The Wildcats will never know, not even on a sort-of official basis: The NCAA announced Sunday it would not announce a bracket of any sort, even if it might have given some bubble teams some finality about the 2020 postseason that wasn’t.
“All of us want something to fill the void we’re feeling,” Dan Gavitt, the NCAA’s senior vice president for basketball, wrote in a lengthy statement on NCAA.com. “However, anything less than a credible process is inconsistent with the tradition of the NCAA basketball championships. Brackets based on hypotheticals can’t substitute for a complete selection, seeding and bracketing process.”
When the NCAA Tournament was called off last Thursday, there were still three or four days left to be played in the conference tournaments.
If those were played out, there would have been plenty of opportunity for teams not in the tentative field to “steal” automatic bids by winning their conference tournaments, and thus theoretically bumping out an at-large contender, while the results of conference tournaments were also likely to at least create minor adjustments in the seedings.
Even while Arizona might have been locked into the field, for example, their ensuing Pac-12 Tournament games might have affected their seeding and placement.
If the Wildcats had lost to USC in a quarterfinal game scheduled for March 12, little might have changed, but if they won and then beat Oregon in the semifinals, they might have moved up at least one seed line.
A championship game win could have moved them up further, depending on who the opponent was.
Perceived bubble teams such as ASU, Stanford and UCLA could have been even more affected by the play in the Pac-12 and other conference tournaments.
As it was, the Cardinal lost to Cal 63-51 in its first-round Pac-12 Tournament game, endangering its chances, while UCLA (against Cal) and ASU (against WSU) could have done the same with quarterfinal losses on Thursday.
So even if bubble teams were put into an NCAA Tournament “bracket” on Sunday based on what they did through Wednesday, their subsequent play and results elsewhere could have pushed them out in reality.
It’s all hypothetical, and the NCAA wanted no part of that.

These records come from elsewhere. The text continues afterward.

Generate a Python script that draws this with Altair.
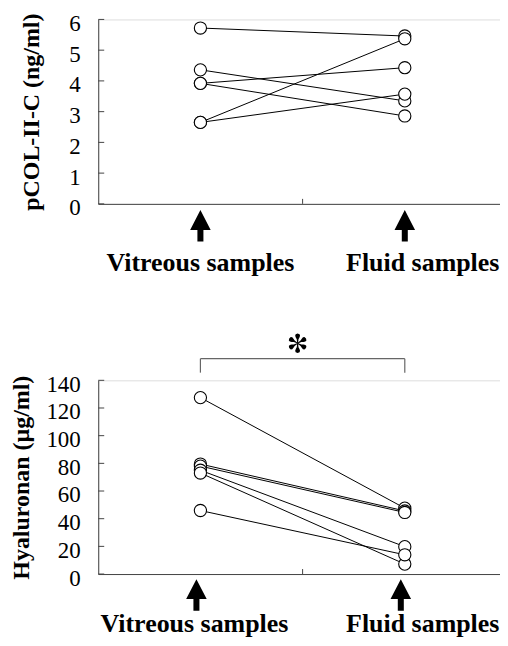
import altair as alt
import math
import pandas as pd

# ---------------- data ----------------
samples = ["Vitreous samples", "Fluid samples"]

pcol_vitreous = [5.72, 4.36, 3.92, 3.92, 2.65, 2.65]
pcol_fluid = [5.46, 3.35, 4.43, 2.86, 5.37, 3.57]

ha_vitreous = [127.5, 79.5, 78.0, 75.0, 73.0, 45.9]
ha_fluid = [47.6, 45.6, 44.5, 19.8, 7.2, 13.9]

pcol_ticks = [0, 1, 2, 3, 4, 5, 6]
ha_ticks = [0, 20, 40, 60, 80, 100, 120, 140]

pcol_title = "pCOL-II-C (ng/ml)"
ha_title = "Hyaluronan (\u00b5g/ml)"

# ---------------- style ----------------
SERIF = "Liberation Serif"
AX = "#444444"
W = 410
ARROW = "M0,-1L0.65,0.26L0.19,0.26L0.19,1L-0.19,1L-0.19,0.26L-0.65,0.26Z"


def star_path():
    half = [(0, 0.04), (0.4, 0.09), (0.6, 0.19), (0.78, 0.25), (0.93, 0.2), (1.0, 0.0)]
    spoke = [(a, -b) for a, b in half] + [(a, b) for a, b in reversed(half[:-1])]
    parts = []
    for deg in [90, 30, 150, 270, 210, 330]:
        t = math.radians(deg)
        c, s = math.cos(t), math.sin(t)
        pts = [(a * c - b * s, -(a * s + b * c)) for a, b in spoke]
        parts.append("M" + "L".join(f"{x:.3f},{y:.3f}" for x, y in pts) + "Z")
    return "".join(parts)


STAR = star_path()


def long_df(v, f):
    rows = []
    for i, (a, b) in enumerate(zip(v, f)):
        rows.append({"subject": i, "sample": samples[0], "value": a})
        rows.append({"subject": i, "sample": samples[1], "value": b})
    return pd.DataFrame(rows)


def panel(v, f, ticks, title, H, title_pad, arrow_dx, label_dx, arrow_y, label_y,
          bracket=False):
    df = long_df(v, f)
    sdf = pd.DataFrame({"sample": samples})
    tdf = pd.DataFrame({"value": ticks})
    xs = alt.Scale(type="point", domain=samples, padding=0.5)
    ys = alt.Scale(domain=[ticks[0], ticks[-1]], nice=False, zero=True)
    yaxis = alt.Axis(values=ticks, ticks=False, tickSize=0, grid=False,
                     labelOverlap=False, labelFlush=False,
                     labelFont=SERIF, labelFontSize=23, labelColor="black",
                     labelPadding=18, labelOffset=4,
                     title=title, titleFont=SERIF, titleFontSize=24,
                     titleFontWeight="bold", titleColor="black",
                     titlePadding=title_pad,
                     domainColor=AX, domainWidth=1)
    xaxis = alt.Axis(labels=False, ticks=False, title=None, grid=False,
                     domainColor=AX, domainWidth=1)

    def X(field="sample:N"):
        return alt.X(field, scale=xs, axis=xaxis)

    def Y(field="value:Q"):
        return alt.Y(field, scale=ys, axis=yaxis)

    lines = alt.Chart(df).mark_line(color="black", strokeWidth=1).encode(
        x=X(), y=Y(), detail="subject:N",
    )
    pts = alt.Chart(df).mark_point(filled=True, fill="white", stroke="black",
                                   strokeWidth=1.1, size=150, opacity=1).encode(
        x=X(), y=Y(),
    )
    yt = alt.Chart(tdf).mark_rule(color=AX, strokeWidth=1).encode(
        y=Y(), x=alt.value(0), x2=alt.value(6),
    )
    xt = alt.Chart(pd.DataFrame({"value": [0]})).mark_rule(color=AX, strokeWidth=1).encode(
        x=alt.value(W / 2), y=alt.value(H), y2=alt.value(H - 5),
    )
    xt2 = alt.Chart(pd.DataFrame({"value": [0]})).mark_rule(color=AX, strokeWidth=1).encode(
        x=alt.value(W - 0.5), y=alt.value(H), y2=alt.value(H - 5),
    )
    arrows = alt.Chart(sdf).mark_point(shape=ARROW, size=1005, filled=True,
                                       color="black", opacity=1,
                                       strokeWidth=0).encode(
        x=X(), y=alt.value(H + arrow_y), xOffset=alt.value(arrow_dx),
    )
    texts = []
    for i, s in enumerate(samples):
        texts.append(
            alt.Chart(sdf).transform_filter(alt.datum.sample == s).mark_text(
                font=SERIF, fontSize=26, fontWeight="bold", color="black",
                baseline="alphabetic", align="center", dx=label_dx[i]).encode(
                x=X(), y=alt.value(H + label_y), text="sample:N",
            )
        )
    layers = [yt, xt, xt2, lines, pts, arrows] + texts
    if bracket:
        bdf = pd.DataFrame({"a": [samples[0]], "b": [samples[1]]})
        hb = alt.Chart(bdf).mark_rule(color="#666666", strokeWidth=1.2).encode(
            x=X("a:N"), x2="b:N", y=alt.value(-21.7))
        vb = alt.Chart(sdf).mark_rule(color="#666666", strokeWidth=1.2).encode(
            x=X(), y=alt.value(-21.7), y2=alt.value(-7.7))
        star = alt.Chart(pd.DataFrame({"t": ["*"]})).mark_point(
            shape=STAR, size=380, filled=True, color="black", opacity=1,
            strokeWidth=0).encode(
            x=alt.value(W / 2 - 5), y=alt.value(-37.2))
        layers += [hb, vb, star]
    return alt.layer(*layers).properties(width=W, height=H)


top = panel(pcol_vitreous, pcol_fluid, pcol_ticks, pcol_title, 185, 25,
            0, [0, 18], 22, 67)
bottom = panel(ha_vitreous, ha_fluid, ha_ticks, ha_title, 194.3, 12,
               -4, [-6, 18], 21, 58, bracket=True)

chart = alt.vconcat(top, bottom, spacing=177, bounds="flush").properties(
    padding={"left": 1.5, "top": 2.5, "right": -8, "bottom": 0}
).configure_view(stroke=None).configure_axis(labelOverlap=False).configure(
    background="white")

chart.save("out.html", embed_options={"renderer": "svg", "actions": False})
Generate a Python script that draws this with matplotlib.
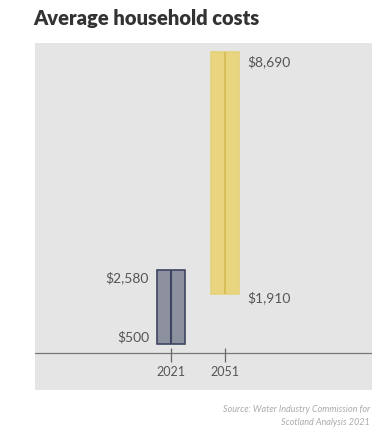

“There will always be an asterisk next to the 2020 NCAA men’s and women’s basketball championships regardless if brackets are released,” Gavitt said. “There is not an authentic way to produce tournament fields and brackets at this point without speculating and that isn’t fair to the teams that would be positively or negatively impacted by manufacturing March Madness.”
The lack of an announcement also puts in limbo many coaches who have bonus clauses tied to the tournament.
In Miller’s case, he would have not received a bonus for getting in the tournament but he is contracted to receive escalating bonuses in most rounds starting with $25,000 for a first-round victory.
So Arizona will have to settle by looking at what it knows. The Wildcats finished 21-11, and in a fifth-place tie in the Pac-12 at 10-8.
They were rated No. 14 nationally in defense and 35th in offense, according to Kenpom.
Murphy said having a Top 15 defense was a “great accomplishment,” as was having the Pac-12 freshman of the year in forward Zeke Nnaji.
“Obviously as we got into the thick of it we would loved to have won the Pac-12 championship,” Murphy said.
“I felt we would have had a great shot in Las Vegas to win the tournament.
“But in terms of our team, we got better throughout the year. Our defense certainly got a lot better, and that was giving us an opportunity on any given night to win a game.”